中性色の服ばかり着ている

タイプミスしたら即終了

230204 人生に合格できない

MOS Word2019 Expertの試験を受けてきた。満点だった。

もっと喜んでもいいんだろうけど、なんか、感動ねぇ〜〜。合格は合格だしせっかくだから普段行かないスシでも行くかと思って街をウロウロしてたけど胃袋との折衝にまた失敗して気づいたら地元でいつものラーメン食ってる。そんな一日もまあ悪くはないだろう。

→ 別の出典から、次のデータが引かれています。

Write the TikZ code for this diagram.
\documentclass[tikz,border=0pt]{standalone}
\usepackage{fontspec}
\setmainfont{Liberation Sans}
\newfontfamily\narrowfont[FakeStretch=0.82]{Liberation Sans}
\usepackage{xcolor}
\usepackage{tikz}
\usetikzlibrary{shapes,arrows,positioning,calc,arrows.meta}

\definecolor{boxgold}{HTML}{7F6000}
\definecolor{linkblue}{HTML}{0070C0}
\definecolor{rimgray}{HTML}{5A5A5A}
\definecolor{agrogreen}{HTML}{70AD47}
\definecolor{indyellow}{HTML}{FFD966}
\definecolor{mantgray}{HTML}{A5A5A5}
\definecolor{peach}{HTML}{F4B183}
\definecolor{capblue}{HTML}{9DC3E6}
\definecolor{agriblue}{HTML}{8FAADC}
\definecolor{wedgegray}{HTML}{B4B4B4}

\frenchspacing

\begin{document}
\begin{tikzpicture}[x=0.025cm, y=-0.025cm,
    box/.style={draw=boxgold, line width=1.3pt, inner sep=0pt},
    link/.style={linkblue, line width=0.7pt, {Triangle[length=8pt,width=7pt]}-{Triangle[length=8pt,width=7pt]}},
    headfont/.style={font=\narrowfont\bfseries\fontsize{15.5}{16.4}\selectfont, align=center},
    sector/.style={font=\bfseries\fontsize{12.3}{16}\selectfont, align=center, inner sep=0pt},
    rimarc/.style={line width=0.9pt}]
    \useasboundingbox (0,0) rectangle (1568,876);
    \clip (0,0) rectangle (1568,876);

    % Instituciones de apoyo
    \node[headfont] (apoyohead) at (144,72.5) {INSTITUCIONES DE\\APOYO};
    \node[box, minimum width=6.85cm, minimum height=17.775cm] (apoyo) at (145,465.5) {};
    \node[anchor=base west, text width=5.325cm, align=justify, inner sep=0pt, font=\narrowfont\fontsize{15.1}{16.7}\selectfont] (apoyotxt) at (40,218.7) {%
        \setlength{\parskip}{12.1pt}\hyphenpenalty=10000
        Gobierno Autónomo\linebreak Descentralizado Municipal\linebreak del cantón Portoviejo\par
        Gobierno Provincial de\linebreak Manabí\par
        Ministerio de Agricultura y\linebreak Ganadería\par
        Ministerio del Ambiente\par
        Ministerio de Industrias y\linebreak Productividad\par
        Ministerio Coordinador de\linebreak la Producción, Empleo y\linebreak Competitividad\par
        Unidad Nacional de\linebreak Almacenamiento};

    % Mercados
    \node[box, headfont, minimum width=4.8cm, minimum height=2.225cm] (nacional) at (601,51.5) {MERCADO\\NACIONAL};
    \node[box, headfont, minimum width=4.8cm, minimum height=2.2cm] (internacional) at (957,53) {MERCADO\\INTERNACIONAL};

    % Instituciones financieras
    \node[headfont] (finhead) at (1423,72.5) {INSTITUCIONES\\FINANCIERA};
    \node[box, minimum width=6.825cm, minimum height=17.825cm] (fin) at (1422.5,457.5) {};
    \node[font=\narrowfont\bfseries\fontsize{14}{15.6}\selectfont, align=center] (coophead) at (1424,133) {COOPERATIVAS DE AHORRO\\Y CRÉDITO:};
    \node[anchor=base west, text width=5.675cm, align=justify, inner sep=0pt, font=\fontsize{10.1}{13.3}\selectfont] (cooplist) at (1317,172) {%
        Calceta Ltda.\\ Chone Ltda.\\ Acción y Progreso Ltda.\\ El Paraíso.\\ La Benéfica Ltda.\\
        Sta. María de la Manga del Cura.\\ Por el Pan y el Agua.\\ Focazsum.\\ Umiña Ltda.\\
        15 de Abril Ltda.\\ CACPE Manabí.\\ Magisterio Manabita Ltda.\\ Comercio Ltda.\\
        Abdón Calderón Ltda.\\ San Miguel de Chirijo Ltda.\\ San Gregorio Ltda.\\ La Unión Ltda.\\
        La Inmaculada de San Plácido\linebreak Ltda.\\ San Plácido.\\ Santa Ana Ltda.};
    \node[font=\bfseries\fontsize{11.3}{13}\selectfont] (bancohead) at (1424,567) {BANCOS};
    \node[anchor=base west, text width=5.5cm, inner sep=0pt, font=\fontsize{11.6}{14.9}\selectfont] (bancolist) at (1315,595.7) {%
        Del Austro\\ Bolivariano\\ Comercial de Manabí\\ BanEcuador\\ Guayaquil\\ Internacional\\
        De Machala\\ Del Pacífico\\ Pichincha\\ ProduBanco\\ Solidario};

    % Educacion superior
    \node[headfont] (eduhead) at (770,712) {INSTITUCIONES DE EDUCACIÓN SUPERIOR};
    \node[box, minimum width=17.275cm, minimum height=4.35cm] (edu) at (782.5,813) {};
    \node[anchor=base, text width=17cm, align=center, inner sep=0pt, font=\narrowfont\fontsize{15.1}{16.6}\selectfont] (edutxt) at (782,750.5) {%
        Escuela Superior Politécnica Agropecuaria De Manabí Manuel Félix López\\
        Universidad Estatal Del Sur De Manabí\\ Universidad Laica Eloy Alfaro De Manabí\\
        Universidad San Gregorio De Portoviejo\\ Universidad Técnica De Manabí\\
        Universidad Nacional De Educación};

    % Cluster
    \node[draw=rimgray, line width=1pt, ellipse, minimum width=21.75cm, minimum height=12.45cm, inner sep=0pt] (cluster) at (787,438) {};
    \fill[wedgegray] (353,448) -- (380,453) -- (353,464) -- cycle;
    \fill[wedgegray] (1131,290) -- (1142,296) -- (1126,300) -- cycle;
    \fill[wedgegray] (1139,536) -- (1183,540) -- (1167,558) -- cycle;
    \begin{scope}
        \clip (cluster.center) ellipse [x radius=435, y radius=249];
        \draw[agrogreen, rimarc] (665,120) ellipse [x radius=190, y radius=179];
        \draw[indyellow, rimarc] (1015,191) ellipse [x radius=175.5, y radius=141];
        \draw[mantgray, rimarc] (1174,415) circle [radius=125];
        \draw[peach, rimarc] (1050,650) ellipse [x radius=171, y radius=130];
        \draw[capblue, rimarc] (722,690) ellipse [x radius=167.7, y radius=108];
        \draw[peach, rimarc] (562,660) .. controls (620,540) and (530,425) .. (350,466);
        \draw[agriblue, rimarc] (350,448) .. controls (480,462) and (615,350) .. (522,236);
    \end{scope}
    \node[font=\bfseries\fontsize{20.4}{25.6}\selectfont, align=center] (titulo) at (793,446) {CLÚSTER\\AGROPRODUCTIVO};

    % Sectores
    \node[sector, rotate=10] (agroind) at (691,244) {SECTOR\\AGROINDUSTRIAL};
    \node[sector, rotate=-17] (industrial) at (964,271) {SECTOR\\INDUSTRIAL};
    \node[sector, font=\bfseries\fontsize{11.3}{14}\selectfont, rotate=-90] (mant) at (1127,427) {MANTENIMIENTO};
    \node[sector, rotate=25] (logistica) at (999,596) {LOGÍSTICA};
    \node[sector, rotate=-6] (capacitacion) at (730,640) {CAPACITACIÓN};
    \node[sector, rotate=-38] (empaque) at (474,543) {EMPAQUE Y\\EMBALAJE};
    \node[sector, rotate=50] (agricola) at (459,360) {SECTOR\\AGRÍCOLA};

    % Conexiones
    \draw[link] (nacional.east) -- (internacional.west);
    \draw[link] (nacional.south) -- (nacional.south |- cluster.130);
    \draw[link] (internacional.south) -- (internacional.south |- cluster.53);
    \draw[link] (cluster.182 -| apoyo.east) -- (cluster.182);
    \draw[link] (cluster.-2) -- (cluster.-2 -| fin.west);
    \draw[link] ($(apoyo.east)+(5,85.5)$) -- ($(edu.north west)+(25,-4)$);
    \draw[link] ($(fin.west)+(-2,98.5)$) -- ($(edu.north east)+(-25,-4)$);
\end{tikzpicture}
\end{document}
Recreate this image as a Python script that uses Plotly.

試験会場は(そもそも人生において訪れる試験会場というやつはたいていがそうだが)はじめて訪れる場所だった。本当に試験のためだけの空間というかセンターという感じだった。壁一面がロッカーになっていて、待合の椅子は離して並べられている。その白い風景には時間の蓄積や人間の手垢みたいなものが全然感じられなくて、なぜかコロナワクチンの接種会場の、そのために今さっき組み上げられたという感じを思い起こさせた。
持ち物をすべてロッカーに預けて試験会場にはいる。あまり広くはない窓のない部屋の壁に沿って席が並んでいて、俺が言われた番号の席はちょうど部屋の真ん中くらいだった。モニター、でかめ。キーボード、ダークグレーでほんの少しだけ丸みを帯びた薄めの。右手に、DVDドライブみたいな感じの平べったいなにかの機器、その上に騒音が気になったら着けてもいいよ用のイヤーマフが置かれていたが、実際のところ試験中はむしろもっと騒音が欲しいくらいに静かで出番はなかった。左手、試験官を呼ぶための黒い四角い呼び出しボタン。その奥に、ファミレスの席に置いてあるような透明のアクリルのメニュースタンドがあって、それは結局なんのためなのかわからなかった。受付で持たされた、相当使いまわしていると見える試験マニュアルをそこに挟むと、やっぱり重力に負けてくにゃっとなって、収まりがいいのか悪いのかいまいちよくわからなかった。
試験自体の内容は、テキストに付いてきた模試プログラムの内容とそう大差はなかった。自動で開かれていくドキュメントに指示通りの操作を加えていく。問題なのは全て解答し終わった後だ。ペーパーテストであれば普通に見直しをするところなのだが、この試験の場合は一度回答したドキュメントを開き直すと、なんか思ってたのと違う見た目になっていることがある。言われた通り保存もしたはずなのに、どうしていいかわかんなくてマジで助けてくれと思った。試験内容のことなのでどのくらいまで言っていいのかわからないが、特に、見た目に影響しない操作の場合、ここで不安になってもう一度その操作を行ったら、その追加操作自体が余計なものと判定されて不正解になるのでは? いや、でも…………みたいな感じで思考は同じところを周り続け、気がつくと俺は自分が作った落とし穴に囲まれて一歩も動けなくなっている。先回りして悪い状況ばかりを想定して何もできなくなる、俺の人生そのもののような時間だった。よく考えなくても、ドキュメントの完成形が合致していれば正解なのだから、その場で見なかったことにして戻ってももう一度操作を加えても結果は一緒なのだが、どうにも全ての選択肢が不正解に思える瞬間が俺にはよくある。結局合格だったけど、こういう成功体験は不思議と自分事として捉えることができなくて、明日からも不正解におびえる日々が続くことに変わりはない。
それにしても会話のない一日だった。試験官ってただでさえやることない仕事だし、そのうち機械に変わるんだろうか。俺はその方が気楽でいいなと思う。